The Saab Bofors Dynamics CBJ-MS is a personal defense weapon/submachine gun designed and manufactured by Swedish weapon developer CBJ Tech AB, and was also manufactured by Saab Bofors Dynamics. It can be chambered for both 6.5×25mm CBJ and 9×19mm Parabellum cartridges via simple barrel changes.

CBJ-MS stands for Carl Bertil Johansson's-Modular System.

==History==
The CBJ-MS ("Modular System") was first shown in August 2000. It is an unusual weapon in several respects, not the least because it is meant to fulfill the roles of a personal defense weapon, an assault rifle and (with the addition of a proprietary bipod and 100-round drum magazine) a squad automatic weapon.

Saab Bofors was involved in the production of the CBJ-MS, but left the project after the British did not see an interest to potentially acquire the submachine gun.

==Development==
The gun features a top-mounted Picatinny rail for mounting optics, a progressive trigger for semi- and fully automatic fire, a collapsing wire stock, a grip safety, a threaded barrel, and a hollow foregrip which can be used to hold a spare magazine. The mechanism is based on the Uzi. It can be equipped with optical sights on the picatinny rail.

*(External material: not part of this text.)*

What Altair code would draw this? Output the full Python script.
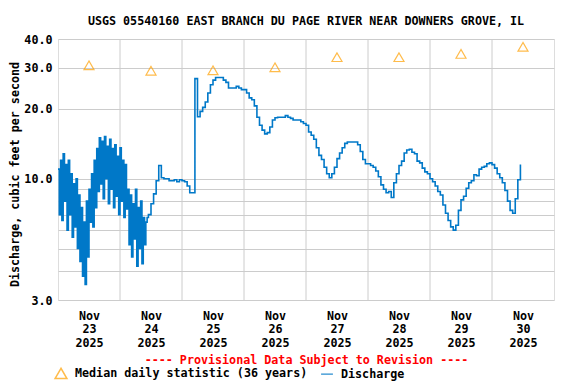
import json
import altair as alt
import pandas as pd

# ---------------- data ----------------
title_text = "USGS 05540160 EAST BRANCH DU PAGE RIVER NEAR DOWNERS GROVE, IL"
y_title = "Discharge, cubic feet per second"
note_text = "---- Provisional Data Subject to Revision ----"
median_label = "Median daily statistic (36 years)"
discharge_label = "Discharge"

# noisy part: 30-minute readings from Nov 23 00:00 UTC
noisy_start = "2025-11-23T00:00:00Z"
noisy_step_minutes = 30
noisy_q = [
    11.0, 7.0, 12.0, 6.6, 12.8, 8.0, 11.5, 6.0, 12.0, 7.0,
    10.5, 5.6, 9.5, 6.2, 10.0, 5.0, 8.5, 4.4, 7.5, 3.8,
    6.5, 3.5, 8.0, 4.6, 9.0, 6.5, 10.5, 6.2, 12.0, 7.5,
    13.5, 8.8, 15.0, 9.5, 14.5, 8.2, 15.2, 10.0, 13.8, 7.8,
    14.8, 9.0, 13.5, 7.5, 14.0, 8.4, 12.5, 7.0, 13.6, 8.0,
    12.0, 6.8, 11.5, 7.4, 9.0, 5.2, 8.5, 4.6, 7.8, 5.5,
    9.0, 4.2, 7.5, 5.0, 8.0, 4.3, 6.8, 5.2, 6.5, 6.8,
]

# smoother part: hourly readings from Nov 24 11:00 UTC
hourly_start = "2025-11-24T11:00:00Z"
hourly_step_minutes = 60
hourly_q = [
    7.0, 7.8, 8.6, 9.8, 11.4, 10.1, 10.0, 10.0, 9.8, 9.8,
    9.9, 9.7, 9.9, 9.8, 9.7, 9.3, 8.7, 8.7, 27.0, 18.5,
    19.5, 20.3, 21.4, 23.4, 25.4, 26.6, 27.3, 27.3, 27.3, 26.6,
    26.0, 24.6, 24.6, 24.6, 25.0, 24.6, 24.2, 24.2, 23.4, 22.3,
    21.9, 20.6, 18.4, 17.0, 16.2, 15.6, 15.8, 16.7, 17.9, 18.3,
    18.4, 18.4, 18.4, 18.7, 18.4, 18.2, 17.9, 17.9, 17.9, 17.6,
    17.3, 17.0, 15.9, 15.4, 14.8, 13.6, 12.6, 12.1, 11.2, 10.5,
    10.1, 10.5, 11.2, 12.2, 12.9, 13.6, 14.2, 14.4, 14.4, 14.4,
    14.4, 14.0, 13.1, 12.1, 11.6, 11.6, 11.4, 11.2, 10.8, 10.2,
    9.4, 9.0, 8.7, 8.8, 8.3, 9.6, 10.5, 11.4, 11.9, 12.9,
    13.3, 13.4, 13.0, 12.8, 11.9, 11.7, 11.1, 10.7, 10.5, 10.0,
    9.7, 9.3, 8.8, 8.5, 7.7, 7.1, 6.6, 6.2, 6.0, 6.3,
    7.3, 8.1, 8.4, 9.1, 9.6, 9.8, 10.4, 10.3, 11.0, 11.2,
    11.3, 11.6, 11.7, 11.5, 11.1, 10.5, 10.1, 9.6, 8.9, 8.0,
    7.3, 7.1, 8.2, 9.9, 11.5,
]

median_days = ["2025-11-23T12:00:00Z", "2025-11-24T12:00:00Z", "2025-11-25T12:00:00Z",
               "2025-11-26T12:00:00Z", "2025-11-27T12:00:00Z", "2025-11-28T12:00:00Z",
               "2025-11-29T12:00:00Z", "2025-11-30T12:00:00Z"]
median_q = [30.8, 29.2, 29.3, 30.2, 33.4, 33.4, 34.5, 37.0]

grid_days = ["2025-11-24T00:00:00Z", "2025-11-25T00:00:00Z", "2025-11-26T00:00:00Z",
             "2025-11-27T00:00:00Z", "2025-11-28T00:00:00Z", "2025-11-29T00:00:00Z",
             "2025-11-30T00:00:00Z"]
x_domain = ["2025-11-23T00:00:00Z", "2025-12-01T00:00:00Z"]

y_grid_values = [3, 4, 5, 6, 7, 8, 9, 10, 20, 30, 40]
y_label_values = [3, 10, 20, 30, 40]
y_domain = [3, 40]

# ---------------- helpers ----------------
def ms(s):
    return int(pd.Timestamp(s).value // 10**6)

def series_times(start, step_minutes, n):
    t0 = ms(start)
    return [t0 + i * step_minutes * 60000 for i in range(n)]

t_all = series_times(noisy_start, noisy_step_minutes, len(noisy_q)) + \
        series_times(hourly_start, hourly_step_minutes, len(hourly_q))
q_all = noisy_q + hourly_q
df_q = pd.DataFrame({"t": t_all, "q": q_all, "series": discharge_label})
df_med = pd.DataFrame({"t": [ms(d) for d in median_days], "q": median_q, "series": median_label})
df_grid = pd.DataFrame({"t": [ms(d) for d in grid_days]})

FONT = "DejaVu Sans Mono"
FS = 11.7
BLUE = "#0078C8"
ORANGE = "#FFA000"
GRID = "#CCCCCC"

x_scale = alt.Scale(type="utc", domain=[ms(d) for d in x_domain], nice=False)
y_scale = alt.Scale(type="log", domain=y_domain, nice=False)

x_axis = alt.Axis(
    values=[ms(d) for d in median_days],
    labelExpr="[utcFormat(datum.value, '%b'), utcFormat(datum.value, '%d'), utcFormat(datum.value, '%Y')]",
    grid=False, ticks=False, domain=False,
    labelFont=FONT, labelFontSize=FS, labelFontWeight="bold", labelColor="black",
    labelBaseline="top", labelPadding=10, labelLineHeight=13.5, labelAlign="center",
    labelOverlap=False, labelFlush=False,
    title=note_text, titleFont=FONT, titleFontSize=FS, titleFontWeight="bold",
    titleColor="#FF0000", titleBaseline="alphabetic", titleY=63,
)
y_axis = alt.Axis(
    values=y_grid_values,
    labelExpr="indexof(" + json.dumps(y_label_values) + ", datum.value) >= 0 ? format(datum.value, '.1f') : ''",
    grid=True, gridColor=GRID, gridWidth=1, ticks=False, domain=False,
    labelFont=FONT, labelFontSize=FS, labelFontWeight="bold", labelColor="black",
    labelPadding=6, labelOverlap=False, labelFlush=False,
    title=y_title, titleFont=FONT, titleFontSize=FS, titleFontWeight="bold", titleColor="black",
    titleAngle=270, titleBaseline="middle", titleAlign="center", titleX=-44, titleY=135,
)

grid_rules = alt.Chart(df_grid).mark_rule(color=GRID, strokeWidth=1).encode(
    x=alt.X("t:T", scale=x_scale, axis=x_axis)
)

line = alt.Chart(df_q).mark_line(color=BLUE, strokeWidth=1.6, interpolate="step-after").encode(
    x=alt.X("t:T", scale=x_scale, axis=x_axis),
    y=alt.Y("q:Q", scale=y_scale, axis=y_axis),
)

legend = alt.Legend(
    title=None, orient="none", legendX=-4, legendY=327, direction="horizontal",
    labelFont=FONT, labelFontSize=FS, labelFontWeight="bold", labelColor="black",
    labelLimit=400, symbolSize=140, symbolStrokeWidth=1.5, labelOffset=7,
    columnPadding=10, padding=0,
)
legend_domain = [median_label, discharge_label]
points = alt.Chart(df_med).mark_point(filled=False, size=100, strokeWidth=1.2).encode(
    x=alt.X("t:T", scale=x_scale, axis=x_axis),
    y=alt.Y("q:Q", scale=y_scale, axis=y_axis),
    color=alt.Color("series:N", scale=alt.Scale(domain=legend_domain, range=[ORANGE, BLUE]), legend=legend),
    shape=alt.Shape("series:N", scale=alt.Scale(domain=legend_domain, range=["triangle-up", "stroke"]), legend=legend),
)

chart = alt.layer(grid_rules, line, points).properties(
    width=496, height=261,
    title=alt.TitleParams(title_text, font=FONT, fontSize=FS, fontWeight="bold", color="black",
                          anchor="middle", offset=-3, baseline="alphabetic"),
    autosize=alt.AutoSizeParams(type="none"),
    padding={"left": 50, "top": 31, "right": 14, "bottom": 84},
).configure_view(stroke="black", strokeWidth=1.5).configure(background="white")

chart.save("out.html", embed_options={"renderer": "svg", "actions": False})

The CBJ-MS is capable of being field-converted to fire one of two types of ammunition. For the purely military role, the weapon fires the proprietary 6.5×25mm CBJ PDW cartridge; but by simply changing the barrel, it can fire 9×19mm Parabellum ammunition for law enforcement, training and other security operations. The 6.5×25mm CBJ cartridge has the same overall dimensions as the 9×19mm cartridge, can be used in the same magazines and generates the same level of recoil.

The projectile used by the 6.5×25mm CBJ can be a normal ball bullet, but can also be a 4 mm tungsten kinetic penetrator held inside a non-disintegrating plastic sabot, fired at a high muzzle velocity of 815 m/s with the ability to defeat most contemporary body armours. It is also claimed to be effective against light vehicle armors on armoured personnel carriers (APCs). Advantages claimed for the 6.5×25mm CBJ cartridge include a high impact velocity, a high hit probability due to the flat trajectory, high energy transfer to the target, and low levels of barrel wear and corrosion.

During trials, the 6.5×25mm CBJ round completely penetrated through the standard CRISAT vest at a range of 230 m. It is claimed that it is superior than the 5.7x28mm FN and 4.6×30mm HK round out of the FN P90 and HK MP7.

Current cartridge cases are being developed using aluminium. Each 6.5×25mm CBJ cartridge weighs 4.5 g and has an overall length of 29.7 mm. The projectile weight is 2 g. The effective range of the cartridge is stated to be up to 400 m.